Scott remembers the day he bought the winning ticket, she said.
She said he scanned the "Merry Millionaire" in the store, then made a sound, like "Uhh."
'I go, 'What, did you win money?' And he said, 'Did I win money? I won a million dollars!'" she said. "It was really exciting."
Immediately, she said, he started making plans for the future.
"He was planning on getting a very nice, cool truck. He wanted to go on vacation because he worked his whole life. And he wanted to use it as a retirement plan," she said.
'He could finally afford to go' to the doctor
A week later, she said a friend of Savastano's stopped by the store with some distressing news.
"They told me that he had gone to the doctor because he hadn't been feeling well and he could finally afford to go," she said. "He was self-employed, a contractor, so he didn't have any insurance."
He was diagnosed with brain and lung cancer, the friend told her, and was undergoing aggressive chemotherapy treatment.
"I was really hoping that maybe the money was going to end up saving his life," she said.
But soon after, she learned that he died just over three weeks after his big win.

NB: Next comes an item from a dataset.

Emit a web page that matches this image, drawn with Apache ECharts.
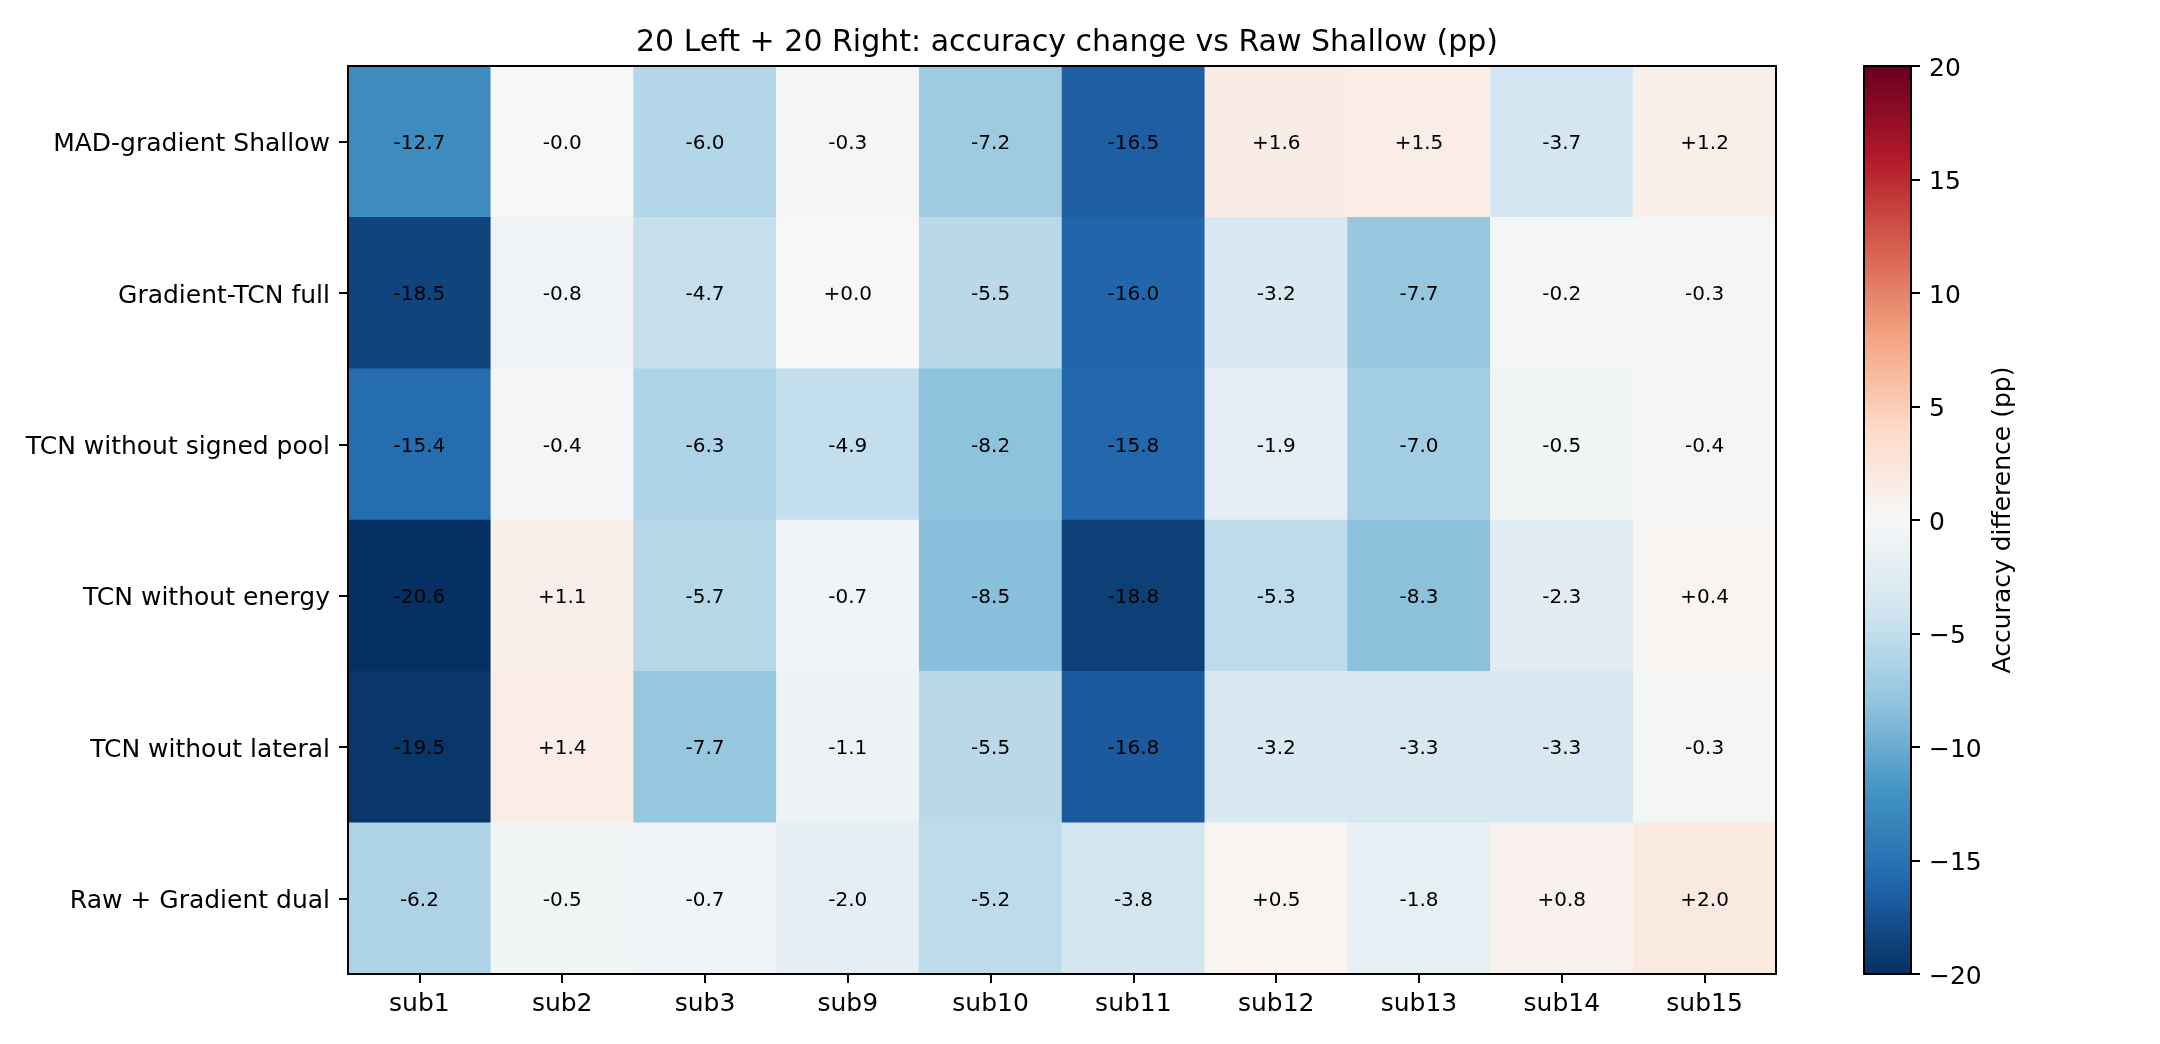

As It Happens was unable to reach Savastano's friends or family for comment.
'A big heart'
Savastano's obituary says he died "suddenly ... after a recent diagnosis of stage 4 cancer."
"He was known for his high-quality work and perfectionism. He always tried to reach out and help those he could by teaching them 'the right way to do things,'" it reads.
He leaves behind his mother, four brothers and two sisters, as well as his girlfriend of 12 years, Julie Wheeler, and her two sons, Alex and Kaspar Gray.
Scott said she didn't know him well, but that they had many friends in common.
"I've heard nothing but wonderful things about what a hard worker he was and that he was a good, caring person and had a big heart," she said.